Emma Dipper, 1977 Well, there was a real reason for Emma Dipper being like it was. [Montage of Anthony Caro installing Emma Dipper at Tate Britain] “Well, I think that that could come round.”
“Yeah, yeah. Clockwise, a little bit.”
“Yeah. Same as it is, just clockwise. Because otherwise you just get so strongly that window at you.”
[Anthony Caro in interview] I had accepted this invitation to go and work at Emma Lake, which is…it’s a sort of camp place, on a lake, with a lot of trees around it. Coniferous trees.
[Montage of Anthony Caro installing Emma Dipper at Tate Britain] “Can we just try a little fraction, please, but not very much?”
“The angle’s great, the angle’s very good.”
[Anthony Caro in interview] Very isolated. 200 miles north of Saskatoon. They said would you like to go and make sculptures there. Sure I would. What am I going to do?

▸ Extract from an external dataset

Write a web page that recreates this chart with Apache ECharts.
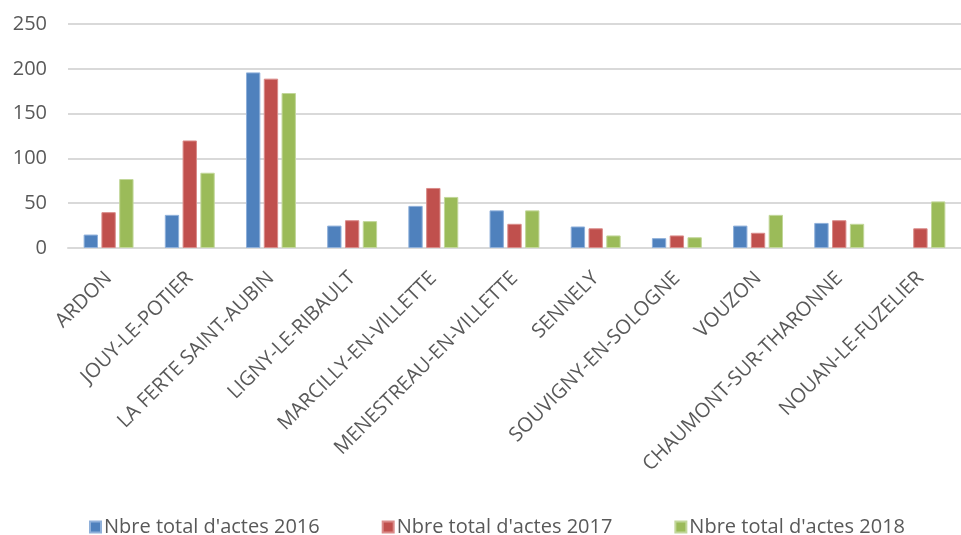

I remembered the morning before I caught the plane saying “What should I do, Lal?” to my wife, and she said “Well, it’s not going to be easy for you to get steel, you’d better work in something light. You’d better work in something that can easily be obtained up there.” I mean, you could go up there with your lorry and fill up the truck with bits of thin, linear stuff whereas you couldn’t really have put the heavy stuff in there. So that was the reason. I mean it was no different reason from working in Toronto in the factory where they had plenty of these things and they could easily lift a couple of tonnes. You couldn’t have done that in Emma Lake because we just had the little hi up crane on the back of the truck. But once you’ve got it then you start to say “Well, wait a minute. What are we going to do with it?” and you find yourself emptying out the middle of it. So that’s really how it happened.